Hubo una marcha, el sábado. Las calles céntricas de la Ciudad de México atestiguaron el hecho. Los ciudadanos quisieron demostrar así su repudio a la lenidad con la que están actuando nuestras autoridades. Las corporaciones policiacas, de los tres niveles, se han rendido sin disparar un solo tiro. Quizá no pueden, o el pánico los paraliza, o les llegaron al precio o las tres cosas. La plaza ha sido tomada y tomados como rehenes a los que vivimos en este suelo. Se oyen pisadas, son personas que llevan consigo una luz, de espantar a los malos espíritus. Caminan un largo trecho sopesando su protesta con largos y sesudos pensamientos para, con su presencia silenciosa, abrir una brecha en la benevolencia con la que actúan quienes están encargados de poner un hasta aquí a los violentos. A lo lejos se oye la sirena de una ambulancia que no se sabe si su lastimero aullido anuncia que estamos inermes o están despidiendo a la tranquilidad con un lúgubre requiéscat in pace.

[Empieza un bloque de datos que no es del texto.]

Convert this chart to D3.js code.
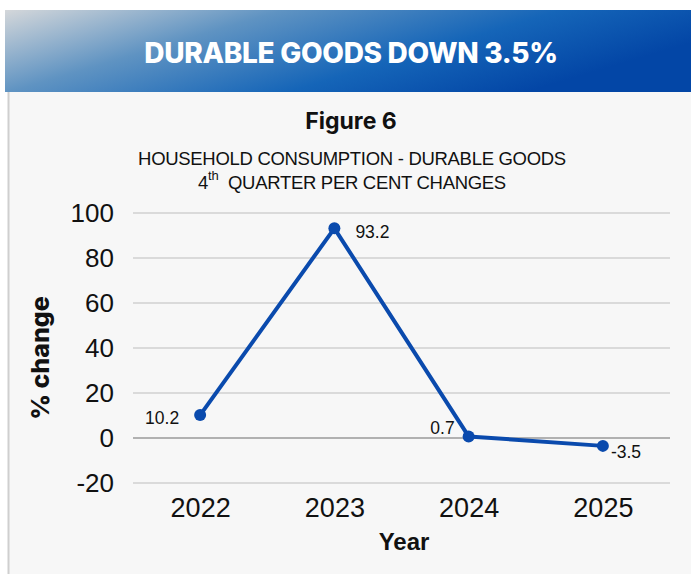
<!DOCTYPE html>
<html>
<head>
<meta charset="utf-8">
<script src="https://cdn.jsdelivr.net/npm/d3@7"></script>
<style>
  body { margin: 0; background: #fff; }
  svg { display: block; }
</style>
</head>
<body>
<div class="chart"></div>
<script>
const years = ['2022', '2023', '2024', '2025']
const values = [10.2, 93.2, 0.7, -3.5]
const yTicks = [-20, 0, 20, 40, 60, 80, 100]

const W = 691, H = 574
const margin = ({top: 213, right: 21, bottom: 91, left: 133})

const svg = d3.select('.chart').append('svg')
    .attr('width', W)
    .attr('height', H)

const defs = svg.append('defs')
const grad = defs.append('linearGradient')
    .attr('id', 'banner')
    .attr('x1', '0%').attr('y1', '0%')
    .attr('x2', '100%').attr('y2', '40%')
grad.append('stop').attr('offset', '0%').attr('stop-color', '#d4d7da')
grad.append('stop').attr('offset', '35%').attr('stop-color', '#5f93c2')
grad.append('stop').attr('offset', '70%').attr('stop-color', '#1565b8')
grad.append('stop').attr('offset', '100%').attr('stop-color', '#0346a6')

// panel + banner
svg.append('rect').attr('x', 8).attr('y', 92).attr('width', W - 8).attr('height', H - 92).attr('fill', '#f7f7f7')
svg.append('line').attr('x1', 8.5).attr('x2', 8.5).attr('y1', 92).attr('y2', H).attr('stroke', '#cfcfcf').attr('stroke-width', 2)
svg.append('rect').attr('x', 5).attr('y', 10).attr('width', W - 5).attr('height', 82).attr('fill', 'url(#banner)')

svg.append('text')
    .attr('x', 351).attr('y', 63)
    .attr('text-anchor', 'middle')
    .style('font-family', 'Inter, Roboto, sans-serif')
    .style('font-weight', 800)
    .style('font-size', '28px')
    .style('letter-spacing', '-0.3px')
    .attr('fill', '#fff')
    .text('DURABLE GOODS DOWN 3.5%')

svg.append('text')
    .attr('x', 351).attr('y', 129)
    .attr('text-anchor', 'middle')
    .style('font-family', 'Inter, Roboto, sans-serif')
    .style('font-weight', 700)
    .style('font-size', '23px')
    .attr('fill', '#111')
    .text('Figure 6')

svg.append('text')
    .attr('x', 352).attr('y', 165)
    .attr('text-anchor', 'middle')
    .style('font-family', '"Liberation Sans", Arial, sans-serif')
    .style('font-size', '18.5px')
    .style('letter-spacing', '-0.3px')
    .attr('fill', '#111')
    .text('HOUSEHOLD CONSUMPTION - DURABLE GOODS')

const sub2 = svg.append('text')
    .attr('x', 352).attr('y', 189)
    .attr('text-anchor', 'middle')
    .style('font-family', '"Liberation Sans", Arial, sans-serif')
    .style('font-size', '18.5px')
    .style('letter-spacing', '-0.3px')
    .attr('fill', '#111')
sub2.append('tspan').text('4')
sub2.append('tspan').attr('dy', -9).style('font-size', '13px').text('th')
sub2.append('tspan').attr('dy', 9).text('\u00a0 QUARTER PER CENT CHANGES')

const g = svg.append('g')
    .attr('transform', 'translate(' + margin.left + ',' + margin.top + ')')

const width = W - margin.left - margin.right
const height = 483 - margin.top

const xScale = d3.scalePoint()
    .domain(years)
    .range([0, width])
    .padding(0.5)

const yScale = d3.scaleLinear()
    .domain([-20, 100])
    .range([height, 0])

// gridlines
g.selectAll('.grid')
    .data(yTicks)
    .enter()
    .append('line')
    .attr('x1', 0).attr('x2', width)
    .attr('y1', d => yScale(d)).attr('y2', d => yScale(d))
    .attr('stroke', d => d === 0 ? '#9a9a9a' : '#d0d0d0')
    .attr('stroke-width', 1.5)

const yAxis = d3.axisLeft(yScale).tickValues(yTicks).tickFormat(d => String(d)).tickSize(0).tickPadding(19)
const yG = g.append('g').attr('class', 'axis y-axis').call(yAxis)
yG.select('.domain').remove()
yG.selectAll('text')
    .style('font-family', '"Liberation Sans", Arial, sans-serif')
    .style('font-size', '26px')
    .attr('fill', '#111')

const xAxis = d3.axisBottom(xScale).tickSize(0).tickPadding(15)
const xG = g.append('g').attr('class', 'axis x-axis')
    .attr('transform', `translate(0, ${height})`)
    .call(xAxis)
xG.select('.domain').remove()
xG.selectAll('text')
    .style('font-family', '"Liberation Sans", Arial, sans-serif')
    .style('font-size', '27px')
    .attr('fill', '#111')

const data = years.map((y, i) => ({year: y, value: values[i]}))

const line = d3.line()
    .x(d => xScale(d.year))
    .y(d => yScale(d.value))

g.append('path')
    .datum(data)
    .attr('d', line)
    .attr('fill', 'none')
    .attr('stroke', '#0a4aad')
    .attr('stroke-width', 4)
    .attr('stroke-linejoin', 'round')

g.selectAll('.dot')
    .data(data)
    .enter()
    .append('circle')
    .attr('cx', d => xScale(d.year))
    .attr('cy', d => yScale(d.value))
    .attr('r', 6)
    .attr('fill', '#0a4aad')

// data labels: offset per point like the original
const labelPos = [
  {dx: -21, dy: 9, anchor: 'end'},
  {dx: 21, dy: 10, anchor: 'start'},
  {dx: -14, dy: -2, anchor: 'end'},
  {dx: 8, dy: 12, anchor: 'start'}
]
g.selectAll('.lbl')
    .data(data)
    .enter()
    .append('text')
    .attr('x', (d, i) => xScale(d.year) + labelPos[i].dx)
    .attr('y', (d, i) => yScale(d.value) + labelPos[i].dy)
    .attr('text-anchor', (d, i) => labelPos[i].anchor)
    .style('font-family', '"Liberation Sans", Arial, sans-serif')
    .style('font-size', '17.5px')
    .attr('fill', '#111')
    .text(d => d.value)

svg.append('text')
    .attr('x', 404).attr('y', 550)
    .attr('text-anchor', 'middle')
    .style('font-family', '"Liberation Sans", Arial, sans-serif')
    .style('font-weight', 700)
    .style('font-size', '24px')
    .attr('fill', '#111')
    .text('Year')

svg.append('text')
    .attr('transform', 'translate(49,358) rotate(-90)')
    .attr('text-anchor', 'middle')
    .style('font-family', 'Inter, Roboto, sans-serif')
    .style('font-weight', 800)
    .style('font-size', '25px')
    .attr('fill', '#111')
    .text('% change')
</script>
</body>
</html>
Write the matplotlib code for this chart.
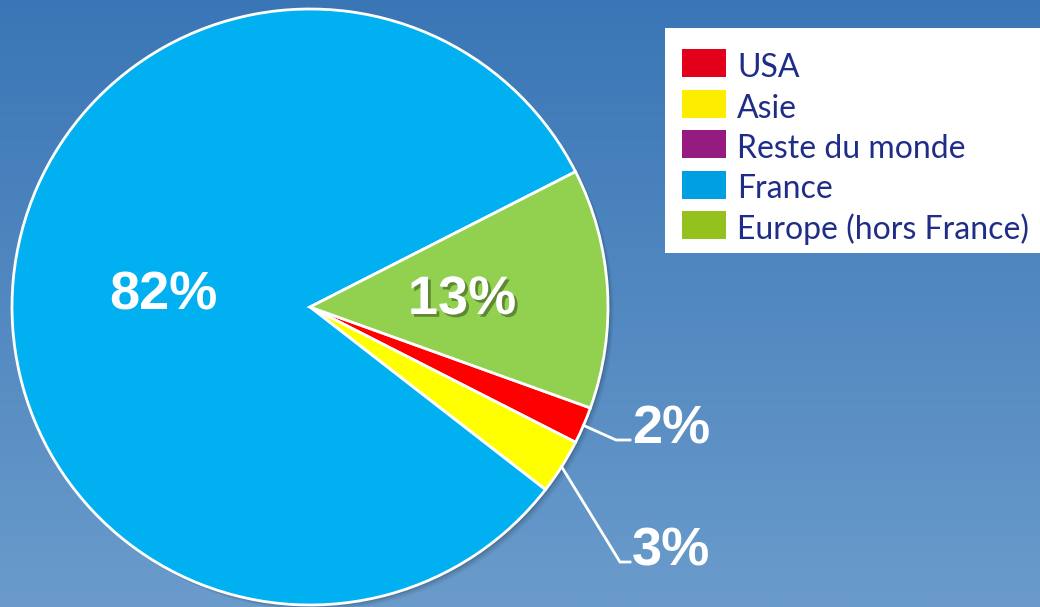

Los gobernantes sentados en mullidos sillones, con una copa de ajenjo, que de vez en cuando acercan a sus labios, observan a las hormigas -eso parecen desde las alturas-, que se mueven como lo han de hacer los corderos cuando les ladran los perros ovejeros obligándolos a arracimarse sobre si mismos. A los de arriba nada les apura, confían en que el desplazamiento por las calles, un ejercicio de protesta al que no está acostumbrado el pueblo sumado al paso del tiempo, enfríen los ánimos. No es la primera ni la última de las manifestaciones. Las hubo en años anteriores. Por igual motivo que ahora. Las anteriores caminatas dieron lugar a que algunos de los organizadores fueran colocados en puestos gubernamentales y párele de contar. Si algo bueno trajeron las andanzas populares sirvió para que los vecinos generaran la disminución de grasas corporales.
La mañana del 9 de febrero de 1913, la ciudad amanece en medio de un silencio sepulcral, Francisco I. Madero desciende de un balcón, donde esperaba que amainaran los silbidos de las balas y monta a caballo resguardado por los cadetes del Colegio Militar, lleva una bandera, se dirige a Palacio Nacional. Es la misma avenida por donde pasaron los manifestantes pidiendo paz y justicia. Madero fue sacrificado en aquella semana, a la que la historia consignó en sus páginas como la Decena Trágica. ¿Y todo para qué?, un espíritu sutil flotaba por encima de los que enderezaban sus pasos hacia la Plaza de la Constitución. Iban ataviados de blanco, como el sudario que le pusieron a Jesús después de bajarlo de la cruz. En las manos, luces que parpadeaban como estrellas recién caídas del cielo. Nubes amenazantes. Se oyó un estruendo: era el silencio. El cielo lloraba con lágrimas que resbalaban sobre la multitud. Luego, con mansedumbre regresarían a sus hogares, encerrándose, a piedra y lodo, justo junto a sus miedos.
Se terminó el día en que los mexicanos marcharon en demostración de su inconformidad a la impunidad de que disfrutan políticos y delincuentes. ¿Y ahora, qué sigue? Pasado el mitote las aguas regresarán a su cauce. Aquí no ha sucedido nada que pueda poner en peligro su statu quo. Los funcionarios involucrados respirarán serenos tanto que podrán seguir retrepados en el sillón de su oficina pública, con los pies subidos en el escritorio, sin hacer algo. Para ellos esto de ver una extensa columna desplazarse a golpe de calcetín, no cambia las cosas. Cuando mucho resollarán, estirando los brazos, sin abrir los ojos y se dirán: ¿piden resultados?, ¿que renunciemos si no le damos una vuelta a la tuerca? ¡Bah! pos estos, ¿dónde se ha visto tamaña necedad? ¿El desenlace?, no se necesita ser un arúspice para saber que bastará simular que trabajan para que pase la tormenta. La caminata no hará diferencia entre un hoy y un mañana pues somos una sociedad dividida. La oligarquía respalda al Gobierno, mientras les mantenga sus privilegios; esto es, que mire para otro lado mientras disfrutan de un libertinaje en sus negocios, como nunca se había visto. En fin, no son horas para darle gusto al populacho.